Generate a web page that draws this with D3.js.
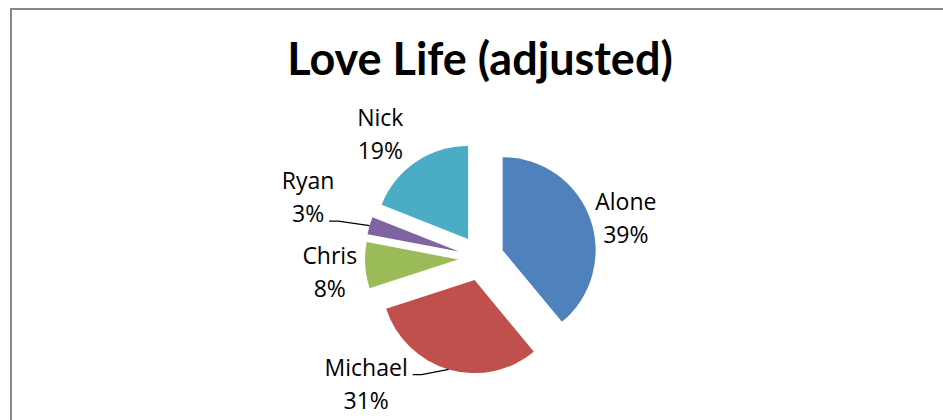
<!DOCTYPE html>
<html>
<head>
<meta charset="utf-8">
<script src="https://cdn.jsdelivr.net/npm/d3@7"></script>
<style>
  body { margin: 0; background: #fff; }
  text { font-family: "Open Sans", Lato, sans-serif; }
  text.title { font-family: Lato, "Open Sans", sans-serif; }
</style>
</head>
<body>
<svg id="chart" width="943" height="420"></svg>
<script>
const names = ["Alone", "Michael", "Chris", "Ryan", "Nick"];
const values = [39, 31, 8, 3, 19];
const colors = ["#4F81BD", "#C0504D", "#9BBB59", "#8064A2", "#4BACC6"];
const title = "Love Life (adjusted)";

// label placement: [angle deg clockwise from 12 o'clock, distance from pie centre], leader line?
const labelLayout = {
  Alone: [74.9, 150, false],
  Michael: [222.2, 171, true],
  Chris: [264.3, 152, false],
  Ryan: [289.1, 183, true],
  Nick: [320.7, 159, false]
};

const svg = d3.select("svg#chart");
const cx = 481, cy = 258, radius = 93, explode = 23;

// chart area border (runs off the right and bottom of the window)
svg.append("rect")
  .attr("x", 11).attr("y", 9)
  .attr("width", 1000).attr("height", 500)
  .attr("fill", "none")
  .attr("stroke", "#878787")
  .attr("stroke-width", 2);

svg.append("text")
  .attr("class", "title")
  .attr("x", 480).attr("y", 75)
  .attr("text-anchor", "middle")
  .style("font-weight", "bold")
  .style("font-size", "45px")
  .text(title);

const data = names.map((n, i) => ({ name: n, value: values[i], color: colors[i] }));

const pie = d3.pie().value(d => d.value).sort(null);
const arc = d3.arc().innerRadius(0).outerRadius(radius);
const arcs = pie(data);

const g = svg.append("g").attr("transform", `translate(${cx},${cy})`);

const dir = a => [Math.sin(a), -Math.cos(a)];

g.selectAll("path.slice")
  .data(arcs)
  .enter().append("path")
  .attr("class", "slice")
  .attr("d", arc)
  .attr("fill", d => d.data.color)
  .attr("transform", d => {
    const [ux, uy] = dir((d.startAngle + d.endAngle) / 2);
    return `translate(${ux * explode},${uy * explode})`;
  });

const labels = g.selectAll("g.label")
  .data(arcs)
  .enter().append("g")
  .attr("class", "label")
  .attr("transform", d => {
    const [a, r] = labelLayout[d.data.name];
    const [ux, uy] = dir(a * Math.PI / 180);
    return `translate(${ux * r},${uy * r})`;
  });

labels.append("text")
  .attr("class", "name")
  .attr("text-anchor", "middle")
  .attr("y", -9)
  .style("font-size", "23px")
  .attr("fill", "#000")
  .text(d => d.data.name);

labels.append("text")
  .attr("class", "pct")
  .attr("text-anchor", "middle")
  .attr("y", 24)
  .style("font-size", "23px")
  .attr("fill", "#000")
  .text(d => Math.round(d.value / d3.sum(values) * 100) + "%");

// leader lines for labels that sit away from their slice
labels.each(function(d) {
  const [a, r, leader] = labelLayout[d.data.name];
  if (!leader) return;
  const lab = d3.select(this);
  const [lx, ly] = dir(a * Math.PI / 180).map(v => v * r);
  const mid = (d.startAngle + d.endAngle) / 2;
  const [ux, uy] = dir(mid);
  const ex = ux * (explode + radius) - lx, ey = uy * (explode + radius) - ly;
  // attach at the line nearest the slice
  const t = ey > 0 ? lab.select("text.pct") : lab.select("text.name");
  const bb = t.node().getBBox();
  const sx = bb.x + bb.width + 5, sy = +t.attr("y") - 1;
  lab.append("path")
    .attr("d", `M${sx},${sy}L${sx + 9},${sy}L${ex},${ey}`)
    .attr("fill", "none")
    .attr("stroke", "#000")
    .attr("stroke-width", 1.3);
});
</script>
</body>
</html>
========================================
## TASK STATEMENT
Copy out all of the material exactly as written, without its pictures.

## EXERCISE RESPONSE
Generate a web page that draws this with D3.js.
<!DOCTYPE html>
<html>
<head>
<meta charset="utf-8">
<script src="https://cdn.jsdelivr.net/npm/d3@7"></script>
<style>
  body { margin: 0; background: #fff; }
  text { font-family: "Open Sans", Lato, sans-serif; }
  text.title { font-family: Lato, "Open Sans", sans-serif; }
</style>
</head>
<body>
<svg id="chart" width="943" height="420"></svg>
<script>
const names = ["Alone", "Michael", "Chris", "Ryan", "Nick"];
const values = [39, 31, 8, 3, 19];
const colors = ["#4F81BD", "#C0504D", "#9BBB59", "#8064A2", "#4BACC6"];
const title = "Love Life (adjusted)";

// label placement: [angle deg clockwise from 12 o'clock, distance from pie centre], leader line?
const labelLayout = {
  Alone: [74.9, 150, false],
  Michael: [222.2, 171, true],
  Chris: [264.3, 152, false],
  Ryan: [289.1, 183, true],
  Nick: [320.7, 159, false]
};

const svg = d3.select("svg#chart");
const cx = 481, cy = 258, radius = 93, explode = 23;

// chart area border (runs off the right and bottom of the window)
svg.append("rect")
  .attr("x", 11).attr("y", 9)
  .attr("width", 1000).attr("height", 500)
  .attr("fill", "none")
  .attr("stroke", "#878787")
  .attr("stroke-width", 2);

svg.append("text")
  .attr("class", "title")
  .attr("x", 480).attr("y", 75)
  .attr("text-anchor", "middle")
  .style("font-weight", "bold")
  .style("font-size", "45px")
  .text(title);

const data = names.map((n, i) => ({ name: n, value: values[i], color: colors[i] }));

const pie = d3.pie().value(d => d.value).sort(null);
const arc = d3.arc().innerRadius(0).outerRadius(radius);
const arcs = pie(data);

const g = svg.append("g").attr("transform", `translate(${cx},${cy})`);

const dir = a => [Math.sin(a), -Math.cos(a)];

g.selectAll("path.slice")
  .data(arcs)
  .enter().append("path")
  .attr("class", "slice")
  .attr("d", arc)
  .attr("fill", d => d.data.color)
  .attr("transform", d => {
    const [ux, uy] = dir((d.startAngle + d.endAngle) / 2);
    return `translate(${ux * explode},${uy * explode})`;
  });

const labels = g.selectAll("g.label")
  .data(arcs)
  .enter().append("g")
  .attr("class", "label")
  .attr("transform", d => {
    const [a, r] = labelLayout[d.data.name];
    const [ux, uy] = dir(a * Math.PI / 180);
    return `translate(${ux * r},${uy * r})`;
  });

labels.append("text")
  .attr("class", "name")
  .attr("text-anchor", "middle")
  .attr("y", -9)
  .style("font-size", "23px")
  .attr("fill", "#000")
  .text(d => d.data.name);

labels.append("text")
  .attr("class", "pct")
  .attr("text-anchor", "middle")
  .attr("y", 24)
  .style("font-size", "23px")
  .attr("fill", "#000")
  .text(d => Math.round(d.value / d3.sum(values) * 100) + "%");

// leader lines for labels that sit away from their slice
labels.each(function(d) {
  const [a, r, leader] = labelLayout[d.data.name];
  if (!leader) return;
  const lab = d3.select(this);
  const [lx, ly] = dir(a * Math.PI / 180).map(v => v * r);
  const mid = (d.startAngle + d.endAngle) / 2;
  const [ux, uy] = dir(mid);
  const ex = ux * (explode + radius) - lx, ey = uy * (explode + radius) - ly;
  // attach at the line nearest the slice
  const t = ey > 0 ? lab.select("text.pct") : lab.select("text.name");
  const bb = t.node().getBBox();
  const sx = bb.x + bb.width + 5, sy = +t.attr("y") - 1;
  lab.append("path")
    .attr("d", `M${sx},${sy}L${sx + 9},${sy}L${ex},${ey}`)
    .attr("fill", "none")
    .attr("stroke", "#000")
    .attr("stroke-width", 1.3);
});
</script>
</body>
</html>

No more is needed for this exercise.